Yukon’s Tr’ondek Hwech’in Teaching and Working Farm received $500,000 for its program that offers farm training and locally-grown food to community members.
In an emotional surprise announcement made as they collected their award, Yukon MP Larry Bagnell said the federal government would be matching the prize.
« We couldn’t have done this if the Inspiration Prize money hadn’t been there, » said Bagnell, adding that the program could be imitated « across the North. »
The $1 million will go toward the construction of a cold-climate greenhouse on Tr’ondek Hwech’in traditional territory.

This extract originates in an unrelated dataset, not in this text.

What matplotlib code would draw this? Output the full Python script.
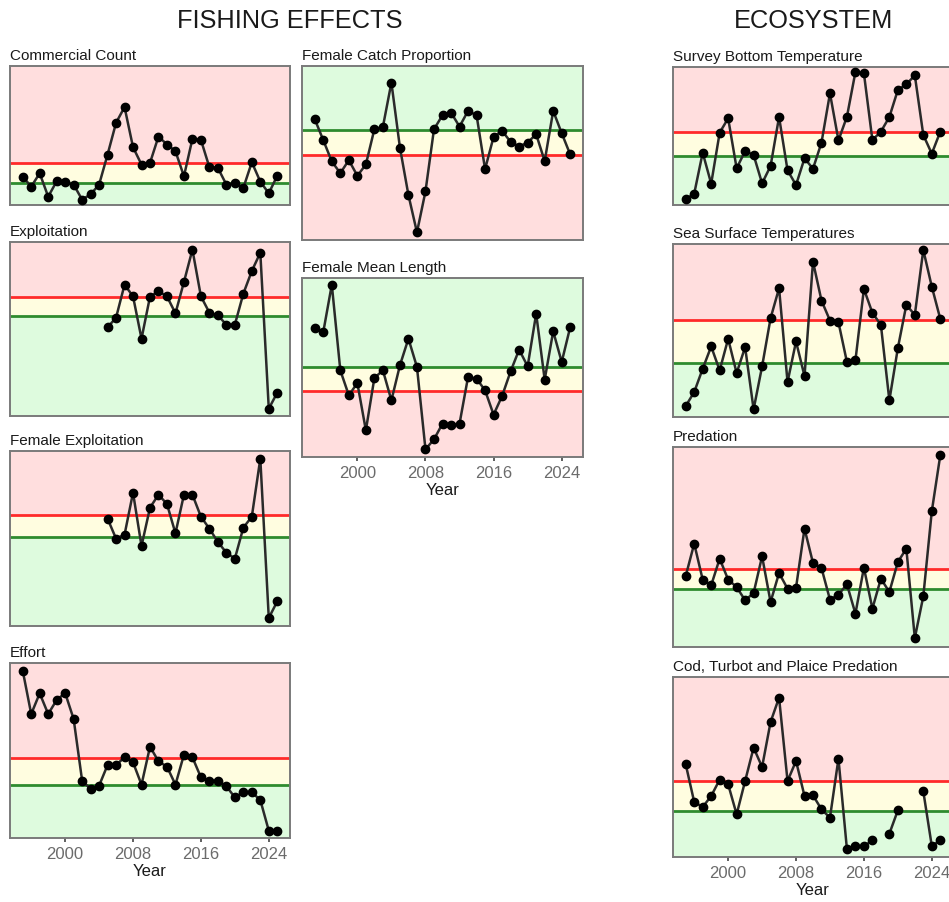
import numpy as np
import matplotlib
matplotlib.use("Agg")
from matplotlib import pyplot as plt

plt.rcParams["font.family"] = ["Liberation Sans", "DejaVu Sans"]

years = np.arange(1995, 2026)
years_recent = np.arange(2005, 2026)

# indicator series (index units) and their reference levels
commercial_count = [8.5, 5.5, 9.5, 2.5, 7.1, 6.8, 6.1, 1.6, 3.2, 6.1, 15.1, 24.6, 29.3, 17.3, 12.1, 12.6,
                    20.5, 18.1, 16.1, 8.6, 19.8, 19.5, 11.3, 11.1, 6.1, 6.5, 5.1, 12.8, 7.0, 3.5, 8.8]
commercial_count_ref = (12.5, 6.6)
commercial_count_lim = (0, 41.6)

exploitation = [26.6, 29.5, 39.4, 35.9, 23.2, 35.8, 37.4, 35.9, 30.8, 40.2, 49.9, 35.9, 31.0, 30.2,
                27.4, 27.4, 36.7, 43.5, 49.0, 2.2, 7.0]
exploitation_ref = (35.8, 29.9)
exploitation_lim = (0, 52.2)

female_exploitation = [32.2, 26.2, 27.4, 40.0, 24.0, 35.5, 39.4, 36.6, 27.8, 39.4, 39.4, 32.8, 29.2,
                       25.2, 22.0, 20.2, 29.5, 32.8, 50.2, 2.4, 7.4]
female_exploitation_ref = (33.3, 26.8)
female_exploitation_lim = (0, 52.5)

effort = [50.2, 37.2, 43.4, 37.2, 41.4, 43.5, 35.7, 17.2, 14.7, 15.7, 21.9, 21.9, 24.2, 22.7, 16.0, 27.4,
          23.0, 21.4, 16.0, 25.0, 24.2, 18.2, 17.2, 17.2, 15.5, 12.2, 13.7, 13.7, 11.4, 2.2, 2.2]
effort_ref = (23.9, 16.0)
effort_lim = (0, 52.5)

female_catch_prop = [36.3, 30.0, 23.6, 20.1, 24.0, 19.3, 22.7, 33.3, 34.0, 47.3, 27.8, 13.5, 2.3, 14.6,
                     33.3, 37.5, 38.3, 34.1, 38.8, 37.5, 21.3, 31.0, 32.8, 29.5, 28.1, 29.3, 31.8, 23.7,
                     38.8, 32.1, 25.7]
female_catch_prop_ref = (33.1, 25.5)
female_catch_prop_lim = (0, 52.3)

female_mean_length = [38.8, 37.5, 51.7, 26.0, 18.5, 22.2, 8.0, 23.7, 26.0, 17.0, 27.5, 35.5, 27.0, 2.3,
                      5.3, 10.0, 9.5, 10.0, 24.0, 23.5, 20.0, 12.7, 18.3, 25.7, 32.2, 27.2, 43.0, 23.2,
                      37.7, 28.5, 39.0]
female_mean_length_ref = (27.0, 19.7)
female_mean_length_lim = (0, 53.7)

bottom_temp = [1.7, 3.4, 15.7, 6.4, 21.7, 26.0, 11.0, 16.2, 15.0, 6.5, 11.7, 26.4, 10.4, 6.0, 14.0, 10.9,
               18.7, 33.5, 19.4, 26.5, 39.9, 39.5, 19.5, 22.0, 26.4, 34.5, 36.2, 38.9, 21.0, 15.4, 22.0]
bottom_temp_ref = (21.9, 14.8)
bottom_temp_lim = (0, 41.4)

surface_temp = [3.3, 7.5, 14.5, 21.2, 14.0, 23.5, 13.2, 21.0, 2.3, 15.2, 29.7, 38.7, 10.5, 22.7, 12.3,
                46.7, 35.0, 29.0, 28.5, 16.5, 17.0, 38.5, 31.3, 27.7, 5.0, 20.7, 33.7, 30.7, 50.2, 39.2,
                29.5]
surface_temp_ref = (29.3, 16.3)
surface_temp_lim = (0, 52.0)

predation = [21.3, 31.0, 20.2, 18.5, 26.5, 20.2, 18.0, 14.0, 16.2, 27.2, 13.5, 22.2, 17.5, 17.8, 35.5,
             25.2, 23.7, 14.2, 15.7, 18.8, 10.0, 23.8, 11.5, 20.5, 16.5, 25.5, 29.5, 2.7, 15.2, 40.7, 57.5]
predation_ref = (23.3, 17.5)
predation_lim = (0, 60.0)

nan = np.nan
fish_predation = [27.8, 16.5, 15.0, 18.3, 23.2, 21.8, 12.8, 22.8, 32.8, 27.0, 40.5, 47.8, 22.8, 28.8,
                  18.3, 18.5, 14.3, 11.8, 29.5, 2.3, 3.2, 3.2, 5.0, nan, 7.0, 14.0, nan, nan, 19.7, 3.3,
                  5.0]
fish_predation_ref = (22.7, 13.7)
fish_predation_lim = (0, 54.0)

tick_years = [2000, 2008, 2016, 2024]

RED_BG = "#ffdede"
YELLOW_BG = "#fffde0"
GREEN_BG = "#defbde"

W, H = 949, 903
fig = plt.figure(figsize=(W / 100, H / 100), dpi=100)


def add_panel(box, title, x, y, ref, ylim, high_is_bad=True, show_x=False):
    left, top, right, bottom = box
    ax = fig.add_axes([left / W, 1 - bottom / H, (right - left) / W, (bottom - top) / H])
    upper, lower = ref
    lo, hi = ylim
    top_col, bot_col = (RED_BG, GREEN_BG) if high_is_bad else (GREEN_BG, RED_BG)
    ax.axhspan(upper, hi, color=top_col, lw=0, zorder=0)
    ax.axhspan(lower, upper, color=YELLOW_BG, lw=0, zorder=0)
    ax.axhspan(lo, lower, color=bot_col, lw=0, zorder=0)
    ax.axhline(upper, color="#ff2a2a" if high_is_bad else "#2e8b2e", lw=2, zorder=1)
    ax.axhline(lower, color="#2e8b2e" if high_is_bad else "#ff2a2a", lw=2, zorder=1)
    ax.plot(x, y, color="#2a2a2a", lw=1.8, marker="o", ms=6, mfc="black", mec="black", zorder=3)
    ax.set_xlim(1993.5, 2026.5)
    ax.set_ylim(lo, hi)
    ax.set_yticks([])
    for s in ax.spines.values():
        s.set_color("#7a7a7a")
        s.set_linewidth(1.4)
    ax.set_title(title, loc="left", fontsize=11, pad=5, color="#1a1a1a")
    if show_x:
        ax.set_xticks(tick_years)
        ax.tick_params(axis="x", length=3, width=1.2, color="#444444", labelcolor="#6b6b6b",
                       labelsize=12, pad=3)
        ax.set_xlabel("Year", fontsize=12, labelpad=1.5, color="#1a1a1a")
    else:
        ax.set_xticks([])
    return ax


# fishing effects
add_panel((10, 67, 290, 206), "Commercial Count", years, commercial_count,
          commercial_count_ref, commercial_count_lim)
add_panel((10, 243, 290, 417), "Exploitation", years_recent, exploitation,
          exploitation_ref, exploitation_lim)
add_panel((10, 452, 290, 627), "Female Exploitation", years_recent, female_exploitation,
          female_exploitation_ref, female_exploitation_lim)
add_panel((10, 664, 290, 839), "Effort", years, effort, effort_ref, effort_lim, show_x=True)
add_panel((302, 67, 583, 241), "Female Catch Proportion", years, female_catch_prop,
          female_catch_prop_ref, female_catch_prop_lim, high_is_bad=False)
add_panel((302, 279, 583, 458), "Female Mean Length", years, female_mean_length,
          female_mean_length_ref, female_mean_length_lim, high_is_bad=False, show_x=True)

# ecosystem
add_panel((673, 68, 953, 206), "Survey Bottom Temperature", years, bottom_temp,
          bottom_temp_ref, bottom_temp_lim)
add_panel((673, 245, 953, 418), "Sea Surface Temperatures", years, surface_temp,
          surface_temp_ref, surface_temp_lim)
add_panel((673, 448, 953, 648), "Predation", years, predation, predation_ref, predation_lim)
add_panel((673, 678, 953, 858), "Cod, Turbot and Plaice Predation", years, fish_predation,
          fish_predation_ref, fish_predation_lim, show_x=True)

fig.text(290 / W, 1 - 21 / H, "FISHING EFFECTS", ha="center", va="center", fontsize=18.3,
         color="#1a1a1a")
fig.text(814 / W, 1 - 21 / H, "ECOSYSTEM", ha="center", va="center", fontsize=18.3,
         color="#1a1a1a")

fig.savefig("out.png", dpi=100, facecolor="white")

Two other projects won prizes in the AIP category. Nunavik’s Nunami Sukijainiq won $466,000 for a land-based ecology program.
The program will offer camps pairing elders with youth from Inuit communities in northern Quebec, covering topics like permafrost, lake ecology, and contaminants.
The final $500,000 prize was awarded to a project called Traditional Techniques Tweaked to Galvanize Indigenous Northern Artisans, led by Sue McNeil.
Based in the Inuvialuit Settlement Region and Gwich’in Settlement Area, the project would create an association for local artists and crafters to assist them in developing their business.
Disclosure: CBC North is a proud sponsor of the Arctic Inspiration Prize. Juanita Taylor, host of CBC’s Northbeat, was the emcee of Tuesday night’s ceremony.